■ **Required task**:
Return the material exactly, first line through the line containing "y_ticks = [0, 5, 10, 15, 20, 25, 30, 35]", and nothing more. Pictures stay out.

■ **Provided material**:

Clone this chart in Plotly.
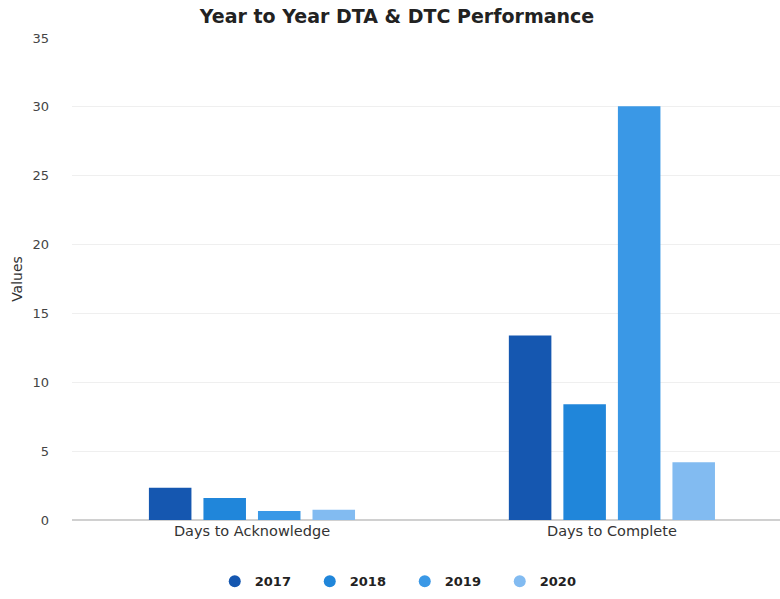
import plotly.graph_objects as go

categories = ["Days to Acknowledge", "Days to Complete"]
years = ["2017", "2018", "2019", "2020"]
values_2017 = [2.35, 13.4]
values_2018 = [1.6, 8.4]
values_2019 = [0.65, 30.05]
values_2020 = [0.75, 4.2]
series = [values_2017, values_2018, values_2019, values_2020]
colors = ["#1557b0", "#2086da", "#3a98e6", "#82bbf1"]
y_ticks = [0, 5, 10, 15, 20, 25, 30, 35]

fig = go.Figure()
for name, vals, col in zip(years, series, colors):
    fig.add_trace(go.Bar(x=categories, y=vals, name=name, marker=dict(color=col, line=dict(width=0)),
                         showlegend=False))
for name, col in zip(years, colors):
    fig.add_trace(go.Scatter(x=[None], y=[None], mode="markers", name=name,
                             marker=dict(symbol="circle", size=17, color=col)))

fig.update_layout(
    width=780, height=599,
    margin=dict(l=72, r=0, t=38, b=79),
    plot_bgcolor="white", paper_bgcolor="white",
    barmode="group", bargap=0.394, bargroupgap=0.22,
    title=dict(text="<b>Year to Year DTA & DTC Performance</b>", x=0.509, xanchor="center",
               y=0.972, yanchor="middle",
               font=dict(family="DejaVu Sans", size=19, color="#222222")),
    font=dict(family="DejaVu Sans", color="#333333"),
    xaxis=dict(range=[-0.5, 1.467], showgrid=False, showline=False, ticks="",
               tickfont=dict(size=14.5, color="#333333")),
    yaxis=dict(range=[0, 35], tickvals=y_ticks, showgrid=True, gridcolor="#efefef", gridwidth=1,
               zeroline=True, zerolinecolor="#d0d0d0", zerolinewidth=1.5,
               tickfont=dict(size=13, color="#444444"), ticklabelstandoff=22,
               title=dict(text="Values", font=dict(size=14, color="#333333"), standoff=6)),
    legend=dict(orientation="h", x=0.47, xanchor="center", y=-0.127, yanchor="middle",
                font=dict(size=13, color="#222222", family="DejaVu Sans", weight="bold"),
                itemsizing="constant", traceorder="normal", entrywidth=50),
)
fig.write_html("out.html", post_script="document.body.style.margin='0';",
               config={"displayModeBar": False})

■ **Task result**:
Clone this chart in Plotly.
import plotly.graph_objects as go

categories = ["Days to Acknowledge", "Days to Complete"]
years = ["2017", "2018", "2019", "2020"]
values_2017 = [2.35, 13.4]
values_2018 = [1.6, 8.4]
values_2019 = [0.65, 30.05]
values_2020 = [0.75, 4.2]
series = [values_2017, values_2018, values_2019, values_2020]
colors = ["#1557b0", "#2086da", "#3a98e6", "#82bbf1"]
y_ticks = [0, 5, 10, 15, 20, 25, 30, 35]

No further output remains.